When we arrived he was working on a roundish sculpture cradled on an inner tube in his outdoor studio. It looked like butterfly, or a shell, with a round stone inset in the wood where the hinge or butterfly body would be. He has since written about it on his blog, a wonderful and mysterious story about where inspiration comes from. Be sure to check out his photos, as the sculpture is much further along in its creation than the photos I took!
He then invited us into his home – a gorgeous light-infused house he started building nearly twenty years ago while living in an old bus out back. 
 You can tell he LOVES creating with wood – the beams are exposed and they, along with the walls, have benefited from the many windows: the wood is burnished to a golden brown that glows with warmth. Again, if you scroll through his blog, you’ll find photos of his place (I felt it would be an intrusion if I took any). I especially like the one of him soaking in his bathtub outside on the deck. 

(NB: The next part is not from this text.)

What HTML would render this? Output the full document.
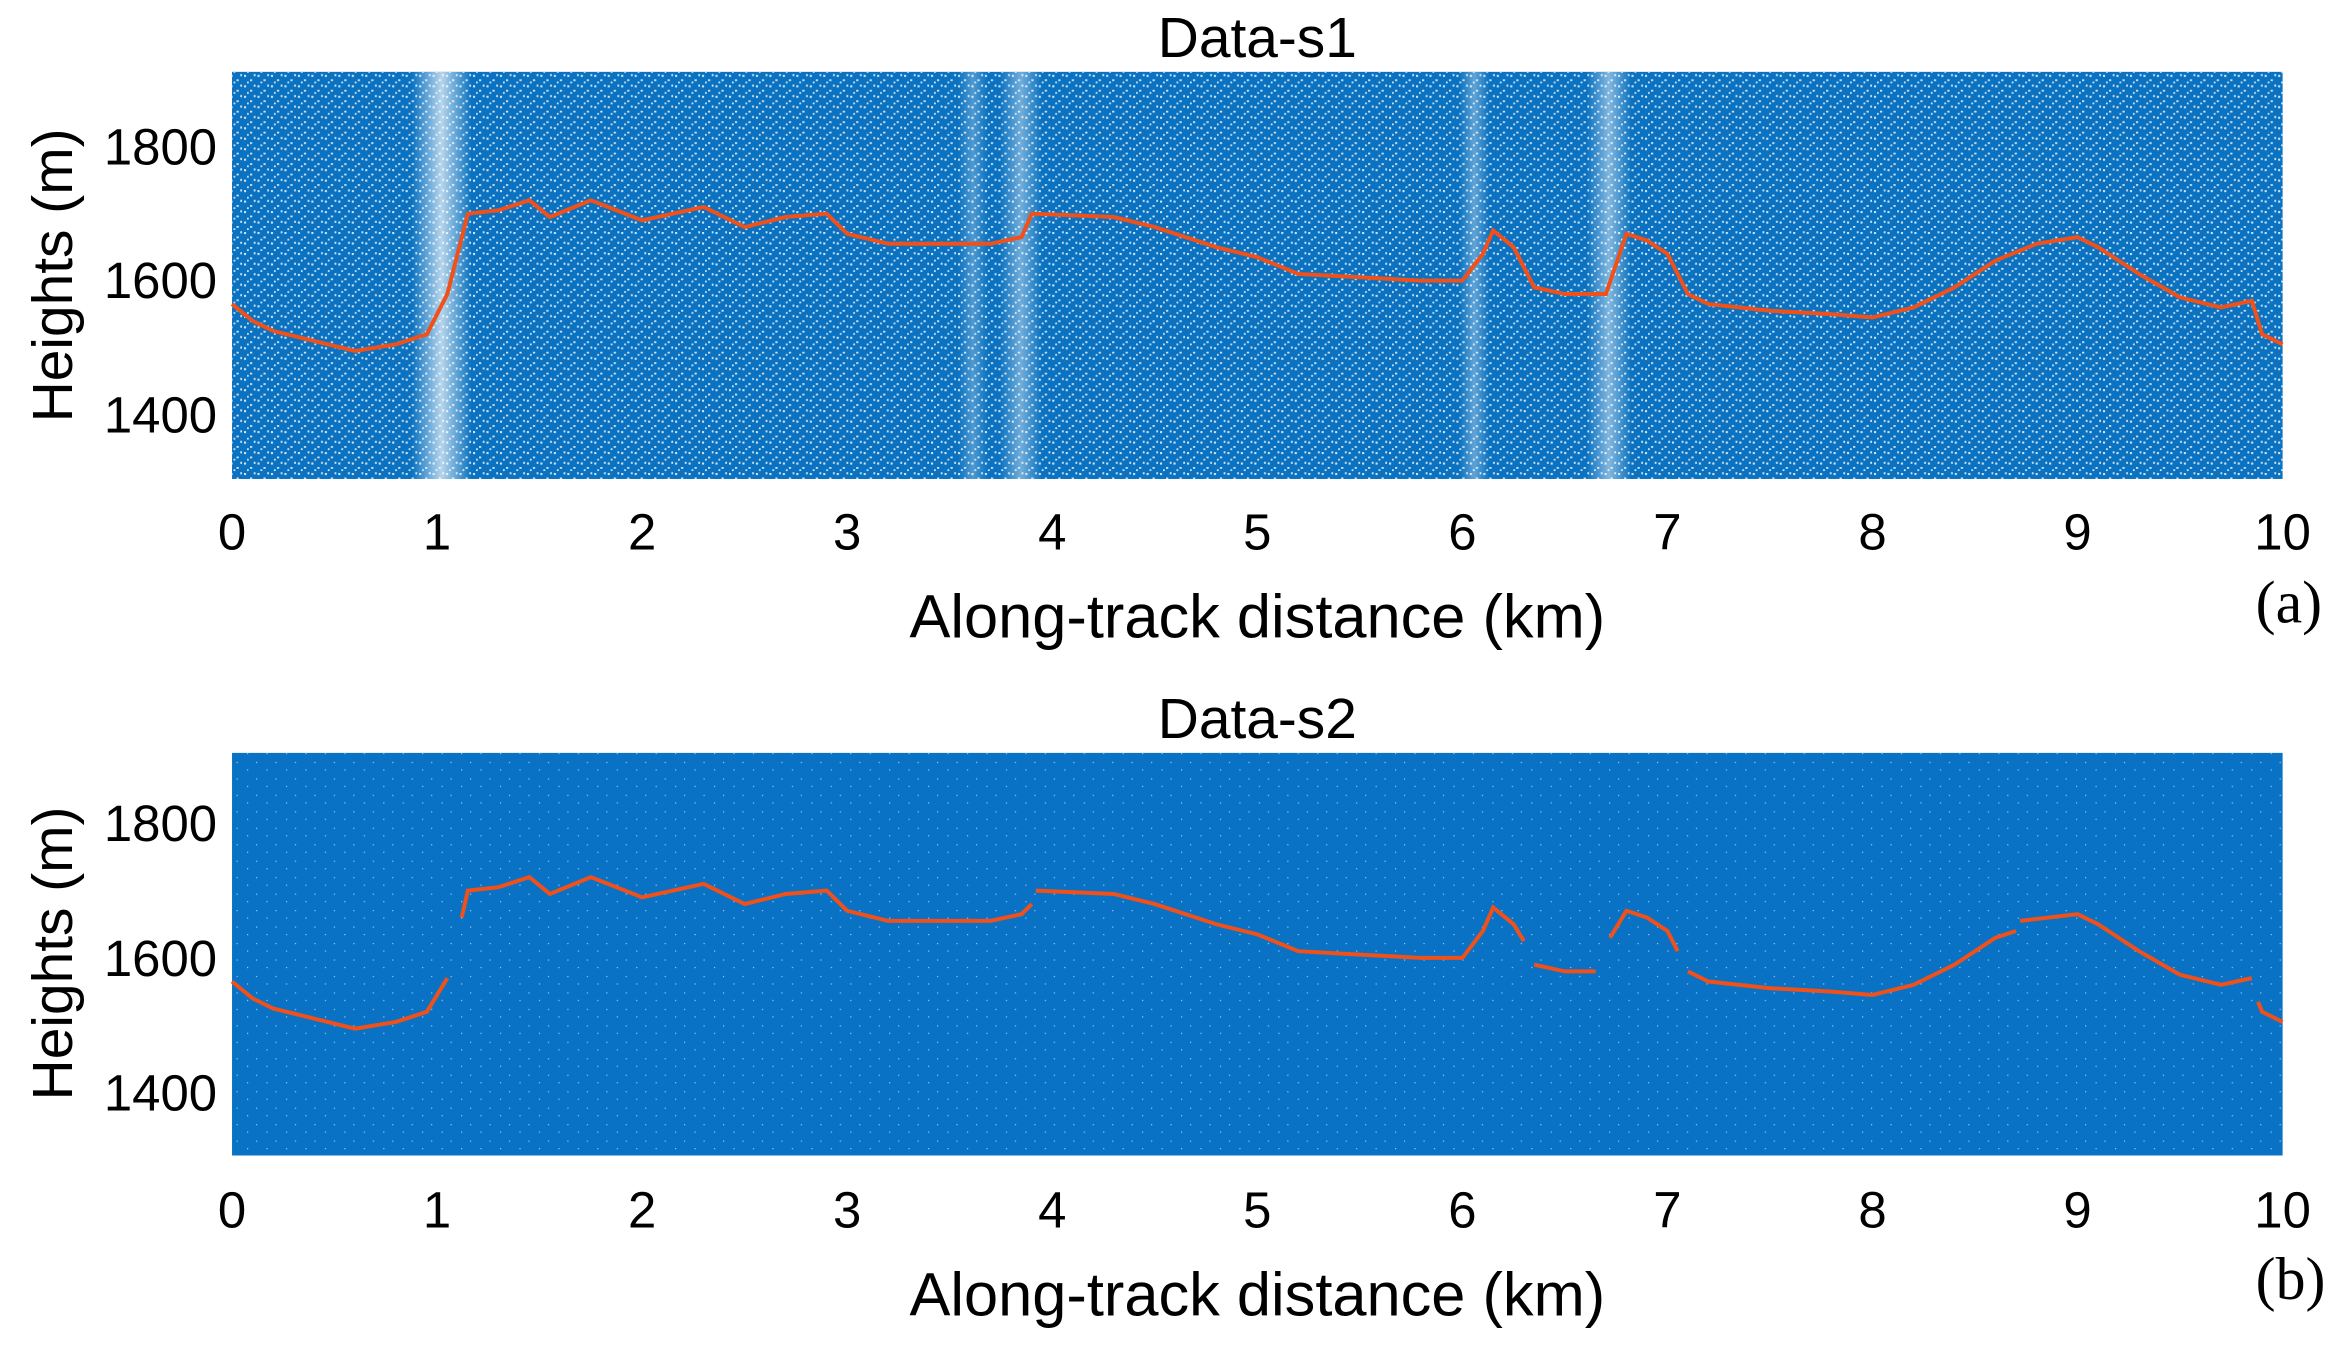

Peter treated us to some local smoked octopus and cheese on one of his decks, before taking us for a walk around the property. I longed to have tucked a tape recorder into his pocket so I could capture the stories he told us as we strolled: about the middens he’s found and how he would have liked to have been there when the Aboriginal people walked these same pathways along the top of the cliff, feasting on shellfish and leaving traces to be found a thousand years later; about the benches he created so people could enjoy the peace of the woods, or Roaring Beach from different vantage points; about the planting he’s done to reclaim a sheep paddock and restore it to its original native bush; about the friendship circle he’s created high on the hill…
 His is a deeply storied place, and he has obviously developed what American writer Barry Lopez calls “an ethical unity” with Windgrove. Lopez writes, “If you’re intimate with a place, a place with whose history you’re familiar, and you establish an ethical conversation with it, the implication that follows is this: the place knows you’re there. It feels you. You will not be forgotten, cut off, abandoned.” The feeling that Peter’s land knows he’s here is palpable – or maybe it’s that he knows its stories so well, and is able to put words to them - I don’t know…
We talked about his relationship with his island place, how he realizes he could not be doing what he’s doing here back in America. We talked about how an island gives you the freedom to create – you can walk to the edge and then walk back - the psychological boundary ensures that your energy doesn’t “bleed away.” We talked about the books he’s reading, and how he uses mythology to bring deeper meaning to his sculptures while at the same time taking inspiration from the natural world, blending the two. And we talked about what will happen to his land after he’s gone.
I found a quote from him in a teachers’ resource guide at the Tasmanian Museum and Art Gallery (TMAG), where I saw one of his bench sculptures in one of the rooms devoted to postmodern art. He says, “I try to heal humankind’s relationship to the earth – my choice of means is wood and stones… These materials have a vibration, a story we can tap into, that we as humans should learn from in order to find our meaningful place in the world” (from “Objects of Contemplation,” Craft Arts International, no. 42, 1998).

 Such a place. Such stories. For me, Peter Adams is a conduit to this island – to understanding its significance to island studies through his art and words. 

Before we left, he agreed to be one of my interviewees. And for that I am grateful, too.